Die ersten Kilometer durch den Wochenendverkehr von Los Angeles sind wie immer ein großes Abanteuer, gerade wenn man aus der Airport Area erst mal raus muss. Unser Hotel ist aber nur vier Meilen entfernt und wir erreichen es ziemlich zügig. Das Courtyard in El Segundo sieht aus wie alle anderen Hotels dieser Kette, in denen wir bisher übernachtet haben, das Zimmer ist vergleichsweise klein und das dritte Bett besteht aus einem eher unbequemen Sofabett.

Bevor wir unsere ersten Erkundungsgänge machen können, muss ich erst noch ein paar Telefonate führen. Leider erweisen sich die Ergebnisse erst mal als Stimmungskiller. Ich muss erfahren, dass man an unserem Ausflugsziel für den Folgetag nichts davon weiß, dass ich dort im Voraus eine Tour gebucht habe. Das könnte ich zwar auch jetzt noch machen, unser Zeitplan kommt damit aber etwas durcheinander und wir müssen damit auf einen entspannten Vormittag am Strand wohl verzichten, naja … Als nächstes möchte ich unser nächstes Hotel informieren, dass man dort eventuell einen Koffer für uns hinschicken wird und sie ihn doch bitte annehmen sollen. “Alles schön und gut”, sagt die Dame am anderen Ende zu mir, “ich kann aber keine Buchung unter Ihrem Namen finden”. Witzig? Nicht so richtig. Ein Anruf beim Buchungsdienstleister kann das Problem nach längerer Wartezeit in der Warteschlange dann lösen, es gibt natürlich eine Buchung und es wird nicht ganz klar, wo eigentlich das Problem gelegen hat.

Wir machen uns dann endlich auf, in einem Supermarkt ein paar grundsätzliche Dinge für unseren On The Road-Alltag zu erwerben, hauptsächlich Getränke und Snacks. Es gibt dann auch noch ein paar Klamotten für das Herdenbaby, auf die sicher total unkomplizierte Rückabwicklung bei KLM bin ich schon jetzt richtig gespannt.
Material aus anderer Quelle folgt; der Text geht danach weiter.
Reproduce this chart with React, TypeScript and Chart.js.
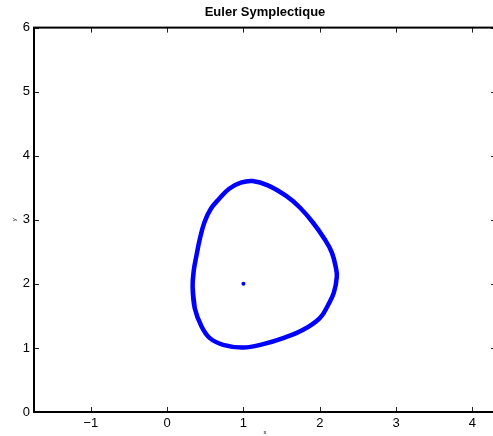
import React, { useEffect, useRef } from "react";
import { Chart, registerables } from "chart.js";

Chart.register(...registerables);

// Closed orbit (x, y); first and last points coincide
const orbitX = [0.334, 0.348, 0.384, 0.429, 0.489, 0.573, 0.682, 0.813, 0.966, 1.119, 1.320, 1.569, 1.739, 1.910, 2.067, 2.159, 2.211, 2.224, 2.185, 2.111, 2.001, 1.782, 1.520, 1.258, 0.996, 0.734, 0.560, 0.451, 0.362, 0.334];
const orbitY = [1.956, 2.200, 2.441, 2.703, 2.963, 3.172, 3.329, 3.485, 3.579, 3.604, 3.537, 3.365, 3.192, 2.958, 2.692, 2.488, 2.254, 2.113, 1.862, 1.674, 1.466, 1.283, 1.153, 1.059, 1.006, 1.049, 1.153, 1.335, 1.620, 1.956];

// Equilibrium point
const equilibriumX = [1];
const equilibriumY = [2];

const xTickValues = [-1, 0, 1, 2, 3, 4];
const yTickValues = [0, 1, 2, 3, 4, 5, 6];
const xLimits = [-1.745, 4.31];
const yLimits = [0, 6];

const titleText = "Euler Symplectique";
const xLabel = "x";
const yLabel = "y";

const FONT = "'Liberation Sans', Arial, Helvetica, sans-serif";

const fmt = (v: number) => (v < 0 ? "\u2212" + Math.abs(v) : String(v));

const framePlugin = {
  id: "matlabFrame",
  afterDatasetsDraw(chart: any) {
    const { ctx, chartArea, scales } = chart;
    const { left, right, top, bottom } = chartArea;
    const xs = scales.x;
    const ys = scales.y;
    ctx.save();
    ctx.strokeStyle = "#222";
    ctx.lineWidth = 1;
    ctx.beginPath();
    for (const t of xs.ticks) {
      const px = Math.round(xs.getPixelForValue(t.value)) + 0.5;
      ctx.moveTo(px, bottom);
      ctx.lineTo(px, bottom - 5);
      ctx.moveTo(px, top);
      ctx.lineTo(px, top + 5);
    }
    for (const t of ys.ticks) {
      const py = Math.round(ys.getPixelForValue(t.value)) + 0.5;
      ctx.moveTo(left, py);
      ctx.lineTo(left + 5, py);
      ctx.moveTo(right, py);
      ctx.lineTo(right - 5, py);
    }
    ctx.stroke();
    ctx.lineWidth = 2;
    ctx.strokeStyle = "#000";
    ctx.strokeRect(left, top, right - left, bottom - top);
    ctx.restore();
  },
};

export default function App() {
  const ref = useRef<HTMLCanvasElement | null>(null);

  useEffect(() => {
    if (!ref.current) return;
    const n = orbitX.length;
    const orbit = orbitX.map((x, i) => ({ x, y: orbitY[i] }));
    // wrap around so the spline is smooth where the loop closes
    const looped = [orbit[n - 2], ...orbit, orbit[1]];
    const eq = equilibriumX.map((x, i) => ({ x, y: equilibriumY[i] }));
    const tickFont = { family: FONT, size: 13 };
    const chart = new Chart(ref.current, {
      type: "scatter",
      data: {
        datasets: [
          {
            data: looped,
            showLine: true,
            borderColor: "#0000ff",
            borderWidth: 4.5,
            pointRadius: 0,
            tension: 0.4,
            fill: false,
          } as any,
          {
            data: eq,
            showLine: false,
            pointRadius: 2,
            pointBackgroundColor: "#0000ff",
            pointBorderColor: "#0000ff",
            pointBorderWidth: 0,
          } as any,
        ],
      },
      options: {
        animation: false,
        responsive: false,
        maintainAspectRatio: false,
        layout: { padding: { left: 0, right: 14, top: 0, bottom: 0 } },
        plugins: {
          legend: { display: false },
          tooltip: { enabled: false },
          title: {
            display: true,
            text: titleText,
            fullSize: false,
            color: "#000",
            font: { family: FONT, size: 13, weight: "bold" },
            padding: { top: 5, bottom: 7 },
          },
        },
        scales: {
          x: {
            type: "linear",
            min: xLimits[0],
            max: xLimits[1],
            afterBuildTicks: (s: any) => {
              s.ticks = xTickValues.map((v) => ({ value: v }));
            },
            afterFit: (s: any) => {
              s.height = 24;
            },
            grid: { display: false, drawTicks: false },
            border: { display: false },
            ticks: {
              color: "#000",
              font: tickFont,
              padding: 4,
              maxRotation: 0,
              autoSkip: false,
              callback: (v: any) => fmt(Number(v)),
            },
            title: {
              display: true,
              text: xLabel,
              color: "#000",
              font: { family: FONT, size: 6 },
              padding: 0,
            },
          },
          y: {
            type: "linear",
            min: yLimits[0],
            max: yLimits[1],
            afterBuildTicks: (s: any) => {
              s.ticks = yTickValues.map((v) => ({ value: v }));
            },
            afterFit: (s: any) => {
              s.width = 34;
            },
            grid: { display: false, drawTicks: false },
            border: { display: false },
            ticks: {
              color: "#000",
              font: tickFont,
              padding: 4,
              autoSkip: false,
              callback: (v: any) => fmt(Number(v)),
            },
            title: {
              display: true,
              text: yLabel,
              color: "#000",
              font: { family: FONT, size: 6 },
              padding: { top: 11, bottom: 0 },
            },
          },
        },
      } as any,
      plugins: [framePlugin],
    });
    return () => chart.destroy();
  }, []);

  return (
    <div
      style={{
        position: "fixed",
        left: 0,
        top: 0,
        width: 493,
        height: 436,
        overflow: "hidden",
        background: "#fff",
      }}
    >
      <canvas ref={ref} width={510} height={436} style={{ display: "block", width: 510, height: 436 }} />
    </div>
  );
}
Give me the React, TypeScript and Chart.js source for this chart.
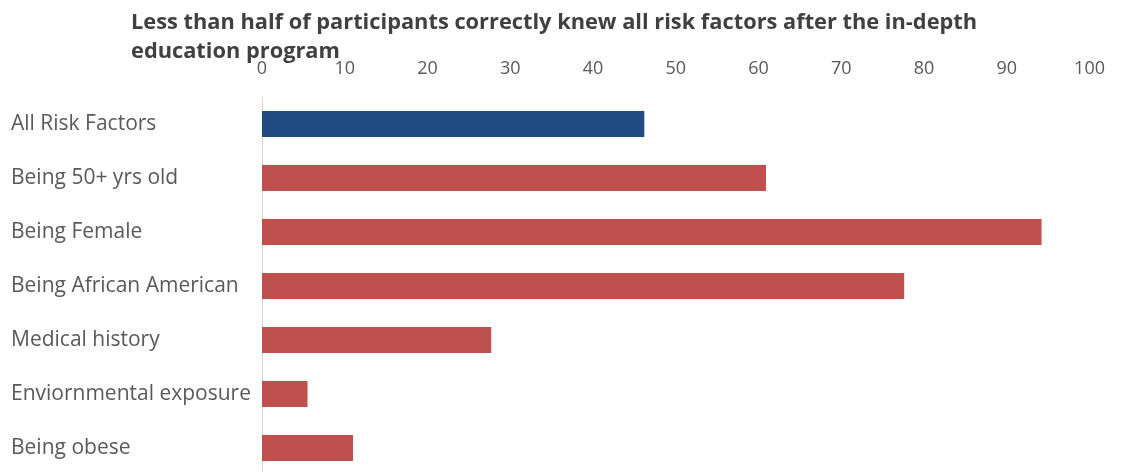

Speziell ich bin zu diesem Zeitpunkt schon so müde, dass ich eigentlich nichts dagegen hätte, nur noch ins Bett zu fallen, obwohl es erst kurz nach fünf Uhr am nachmittag ist. Weil der Plan aber vorgesehen hat, dass wir wenigstens einen kurzen Abstecher nach Downtown LA unternehmen, das Schafi aber ein bisschen Sorgen bezüglich seiner Fahrtüchtigkeit hat, wird mal wieder was neues ausprobiert und ich kann endlich mal die auf meinem Smartphone vor sich hinstaubende App von Uber testen. Dieser bei uns ja eher stiefmütterlich behandelte und aus den Städten getriebene Service erfreut sich hier großer Beliebtheit, und es dauert keine fünf Minuten, bis der angekündigte Toyota mit unserem chinesischen Fahrer eintrifft. Auch wenn dieser zunächst nicht begeistert über das Fahrziel zu sein scheint, verbringen wir mit ihm kurzweilige 40 Minuten, er spricht viel mit uns und bei Ausländern in den USA hat man sowieso immer nicht so viel Angst, etwas falsches zu sagen, da kann auch ich erst mal richtig gut üben und wieder etwas in den korrekten Gebrauch der Sprache finden.

Erstes Ziel in Downtown ist dann das Hard Rock Caf+e, danach erfreuen wir uns ein bisschen am inzwischen erwachten Leben am Hollywood Boulevard,, das sorgt schon eher für etwas Urlaubsstimmung, vor allem das Herdenbaby kann sich nicht beruhigen. Nächstes und letztes Ziel ist dann das High Voltage Tattoo Studio von Kat van D. Auf dem Weg dort hin stoppen wir aber erst mal für ein längst überfälliges Abendessen. Die Wahl fällt auf das etwas abseits liegende und menschenleere Hollywood Rolls, ein Poké-Restaurant. Das Schafi ist anfangs noch etwas skeptisch und sieht sich schon im Burger King nebenan einkehren, ist dann aber von seinem Gericht so begeistert, dass es dazu nicht mehr kommt. Wer hier mal vorbeikommt, wir können den Besuch absolut empfehlen.

Der Stop im High Voltage erweist sich letztlich leider als letzter Reinfall des Tages, an der Tür hängt ein Zettel, dass man ausgerechnet heute etwas früher schließen musste, das Herdenbaby ist traurig, trägt es aber mit Fassung.

Auf der Rückfahrt zum Courtyard erwischen wir diesmal einen sehr schweigsamen Fahrer, was nicht weiter schlimm ist, denn uns allen fallen auf der Fahrt schon mehrfach die Augen zu. Zurück am Hotel fallen wir fast noch angezogen in die Betten, gerade erst kurz vor elf, schwache Leistung :-).